A: Note that the Chevalley dimension $s(R)$ of a local ring $(R, m)$ is the smallest
integer $r$ for which there exist $a_1, a_2,..., a_r \in m$ with
$lenght(R/(a_1, ...., a_r)M) <\infty$.
Fact1: Let $(R, m)$ be a Noetherian local ring. Then clearly
$R[[x]]$ is is local ring with maximal ideal $m'=<m,x>$.
Fact2: For a Noetherian local ring $(R,m)$ $dim (R)= s(R)$.
Fact3: Clearly $s(R)+1=s(R[[x]])$.
Fact4: For an arbitrary (non-local) commutative ring $R$,
$dim(R)=sup\{dim(R_m)| m$ is a maximal ideal of $R\}$.

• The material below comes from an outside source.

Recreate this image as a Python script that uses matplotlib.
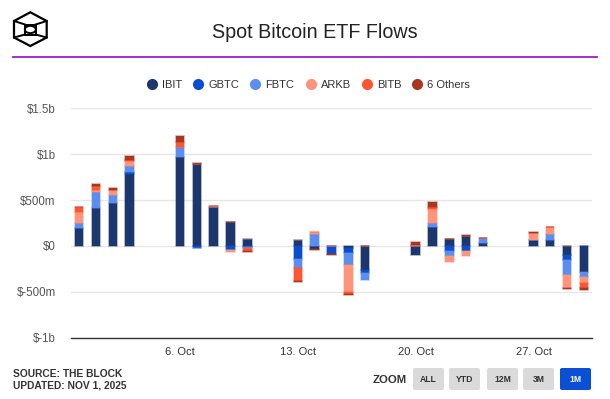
import matplotlib
matplotlib.use('Agg')
import matplotlib.pyplot as plt
import matplotlib.dates as mdates
import numpy as np
import pandas as pd
from matplotlib.lines import Line2D
from matplotlib.patches import FancyBboxPatch, Circle, Polygon

plt.rcParams['font.family'] = ['Liberation Sans', 'DejaVu Sans']

# daily net flows, $ millions
dates = pd.to_datetime([
    '2025-09-30', '2025-10-01', '2025-10-02', '2025-10-03',
    '2025-10-06', '2025-10-07', '2025-10-08', '2025-10-09', '2025-10-10',
    '2025-10-13', '2025-10-14', '2025-10-15', '2025-10-16', '2025-10-17',
    '2025-10-20', '2025-10-21', '2025-10-22', '2025-10-23', '2025-10-24',
    '2025-10-27', '2025-10-28', '2025-10-29', '2025-10-30',
])
ibit = [200, 410, 472, 784, 965, 889, 425, 261, 76,
        67, -29, 0, -22, -266, -102, 207, 76, 107, 29, 65, 65, -94, -287]
gbtc = [0, 0, 0, 22, 0, -18, 0, -40, -10,
        -140, 0, -89, -55, -33, 0, 0, -51, -51, 0, 0, 0, -58, 0]
fbtc = [54, 182, 84, 65, 112, -5, 0, -8, -8,
        -104, 131, 0, -133, -67, 0, 40, -58, 0, 58, 0, 65, -163, -47]
arkb = [113, 15, 54, 54, 0, 0, 10, -14, 0,
        0, 22, 0, -292, 0, 7, 160, -62, -58, 0, 76, 76, -145, -69]
bitb = [62, 51, 0, 15, 54, 0, 0, 0, -33,
        -141, 0, 0, -18, 0, 0, 15, 0, 0, 0, 0, 0, 0, -51]
others = [0, 22, 18, 36, 62, 14, 0, 0, -15,
          -7, -15, -10, -11, 0, 40, 58, 0, 12, 0, 8, 0, -5, -29]

names = ['IBIT', 'GBTC', 'FBTC', 'ARKB', 'BITB', '6 Others']
series = [ibit, gbtc, fbtc, arkb, bitb, others]
colors = ['#1b376d', '#0b4dcf', '#5b8eef', '#fe9479', '#fe5631', '#a9371f']

tick_dates = pd.to_datetime(['2025-10-06', '2025-10-13', '2025-10-20', '2025-10-27'])

W, H = 610, 399
fig = plt.figure(figsize=(W / 100, H / 100), dpi=100)
ax = fig.add_axes([71 / W, 1 - 337.7 / H, (592 - 71) / W, (337.7 - 108.3) / H])

x = mdates.date2num(dates)
pos_base = np.zeros(len(x))
neg_base = np.zeros(len(x))
for vals, col in zip(series, colors):
    v = np.array(vals, dtype=float)
    bottom = np.where(v >= 0, pos_base, neg_base)
    ax.bar(x, v, bottom=bottom, width=0.5, color=col,
           edgecolor=matplotlib.colors.to_rgba(col, 0.45), linewidth=1.1, zorder=3)
    pos_base += np.clip(v, 0, None)
    neg_base += np.clip(v, None, 0)

ax.set_xlim(x[0] - 0.48, x[-1] + 0.48)
ax.set_ylim(-1000, 1500)
ax.set_yticks([-1000, -500, 0, 500, 1000, 1500])

def fmt_money(v, pos=None):
    if v == 0:
        return '$0'
    if abs(v) >= 1000:
        return '$' + f'{v / 1000:g}b'
    return '$' + f'{v:g}m'

ax.yaxis.set_major_formatter(plt.FuncFormatter(fmt_money))
ax.set_xticks(mdates.date2num(tick_dates))
ax.set_xticklabels([f'{d.day}. {d:%b}' for d in tick_dates])

ax.grid(axis='y', color='#e6e6e6', linewidth=1)
ax.set_axisbelow(True)
for s in ['top', 'right', 'left']:
    ax.spines[s].set_visible(False)
ax.spines['bottom'].set_color('#333333')
ax.spines['bottom'].set_linewidth(1)
ax.tick_params(axis='x', length=0, pad=7, labelsize=8, labelcolor='#333333')
ax.tick_params(axis='y', length=0, pad=11, labelsize=8.3, labelcolor='#555555')

# title, rule and logo
fig.text(315 / W, 1 - 32 / H, 'Spot Bitcoin ETF Flows', ha='center', va='center',
         fontsize=14.2, color='#222222')
fig.add_artist(Line2D([13 / W, 597 / W], [1 - 57.3 / H, 1 - 57.3 / H],
                      color='#9b1bd9', linewidth=1.3))

def px(xp, yp):
    return (xp / W, 1 - yp / H)

hexa = [px(30.3, 12.3), px(46.7, 21), px(46.7, 37.5), px(30.3, 46), px(14, 37.5), px(14, 21)]
fig.add_artist(Polygon(hexa, closed=True, fill=False, edgecolor='black', linewidth=1.6,
                       transform=fig.transFigure))
inner = [px(25, 24.5), px(35.6, 24.5), px(35.6, 34.5), px(25, 34.5)]
for a, b in zip([px(14, 21), px(46.7, 21), px(14, 37.5), px(46.7, 37.5)],
                [inner[0], inner[1], inner[3], inner[2]]):
    fig.add_artist(Line2D([a[0], b[0]], [a[1], b[1]], color='black', linewidth=1.4))
fig.add_artist(Polygon(inner, closed=True, fill=False, edgecolor='black', linewidth=1.4,
                       transform=fig.transFigure))
fig.add_artist(Circle(px(30.3, 29.5), 3.6 / H, fill=False, edgecolor='black', linewidth=1.4,
                      transform=fig.transFigure))

# legend
handles = [Line2D([], [], linestyle='none', marker='o', markersize=7,
                  markerfacecolor=c, markeredgecolor=c) for c in colors]
fig.legend(handles, names, loc='center', bbox_to_anchor=(309 / W, 1 - 85 / H), ncol=6,
           frameon=False, fontsize=8, handlelength=0.8, handletextpad=0.5,
           columnspacing=1.05, labelcolor='#333333')

# footer
fig.text(13 / W, 1 - 374 / H, 'SOURCE: THE BLOCK', ha='left', va='center',
         fontsize=7.4, fontweight='bold', color='#333333')
fig.text(13 / W, 1 - 386 / H, 'UPDATED: NOV 1, 2025', ha='left', va='center',
         fontsize=7.4, fontweight='bold', color='#333333')
fig.text(390 / W, 1 - 380 / H, 'ZOOM', ha='center', va='center',
         fontsize=8.2, fontweight='bold', color='#333333')

buttons = ['ALL', 'YTD', '12M', '3M', '1M']
btn_left = [413, 449, 487, 523, 560]
for lab, bx in zip(buttons, btn_left):
    active = lab == '1M'
    fig.add_artist(FancyBboxPatch((bx / W, 1 - 390 / H), 31 / W, 22 / H,
                                  boxstyle='round,pad=0,rounding_size=0.004',
                                  facecolor='#0b4fd4' if active else '#dadada',
                                  edgecolor='none', transform=fig.transFigure))
    fig.text((bx + 15.5) / W, 1 - 380 / H, lab, ha='center', va='center',
             fontsize=6.2, fontweight='bold', color='white' if active else '#333333')

fig.savefig('out.png', dpi=100)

Fact5: For a local ring $(R,m)$, we have $R[[x]]_{<m,x>}\cong
R_m[[x]]$.
By combining above facts we have:
$dim(R[[x]])=sup\{R[[x]]_{<m,x>}| m$ is a maximal ideal of
$R\}=\\
sup\{R_m[[x]]| m$ is a maximal ideal of $R\}=\\
sup\{R_m+1| m$ is a maximal ideal of $R\}=\\
sup\{R_m| m$ is a maximal ideal of $R}+1=dim(R)+1.
For more details see commutative algebra, by Gopalakrishnan,chapter 8.